U.S. Supreme Court Victory in ERISA Litigation
WASHINGTON, D.C. (June 12, 2007) — Today, the U.S. Supreme Court issued a unanimous decision in favor of McDermott Will & Emery client Jeffrey H. Beck in Beck v. PACE International Union (No. 05-1448). The Court's opinion clarifies the scope of ERISA's standard termination and fiduciary duty provisions.
McDermott argued on behalf of petitioner Beck, who was the liquidating trustee of the Crown Vantage entities in the case. The issue in the case is whether Crown Vantage had a fiduciary duty under ERISA to consider a union's proposal to merge the company's pension plan into the union's pension plan after the company made a decision to terminate its pension plan.
Crown served as the sponsor and administrator of a series of pension plans covering its employees. After filing for bankruptcy, Crown began investigating the possibility of voluntarily terminating these pension plans through ERISA's statutory "standard termination" process. During Crown's investigation, the PACE International Union proposed that Crown merge its plans into a multiemployer fund managed by PACE. Crown instead chose to terminate its pension plans through the purchase of an annuity that fully satisfied its obligations to its plan participants and beneficiaries while creating a sizable reversion of surplus assets for the benefit of Crown's creditors. PACE filed an adversary proceeding in the Crown bankruptcy suit, alleging that Crown had violated its fiduciary duties to plan participants by failing to adequately consider PACE's merger proposal, which PACE characterized as an alternative method of terminating the pension plans. The Bankruptcy Court for the Northern District of California ruled in favor of PACE, and the district court and the Ninth Circuit affirmed the Bankruptcy Court. The Court of Appeals ruling created a new fiduciary duty to consider a union multi-employer plan as an alternative to providing annuities for participants.

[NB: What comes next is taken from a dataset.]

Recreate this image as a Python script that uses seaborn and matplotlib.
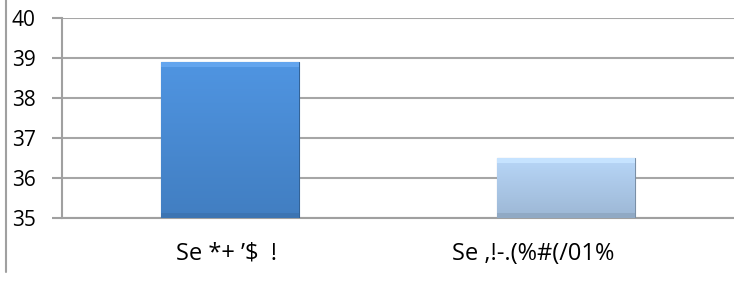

The Supreme Court, in an opinion written by Justice Scalia, reversed the Ninth Circuit, holding that "merger is not a permissible method of terminating a single-employer defined-benefit pension plan." The Court based its conclusion on an analysis of ERISA's text and structure, which treat merger and termination as fundamentally different processes, as well as consideration of the supporting views of the Pension Benefit Guaranty Corporation and the Department of Labor. Given that merger cannot serve as a method of implementing the standard termination of a pension plans, Crown had no fiduciary duty to consider PACE's merger proposal.
M. Miller Baker, a trial partner in the Firm’s Washington, D.C. office, argued before the Court on behalf of Beck. Also present at counsel table was McDermott employee benefits partner David Rogers. Assisting on the briefing and preparation were Bill Boies (Chicago) Michael Graham (Chicago), Michael Nadel (Washington, D.C.), Jeff Mikoni (Washington, D.C.), Joanna Enstice (Washington, D.C.) and Jeremy Medovoy (Washington, D.C.).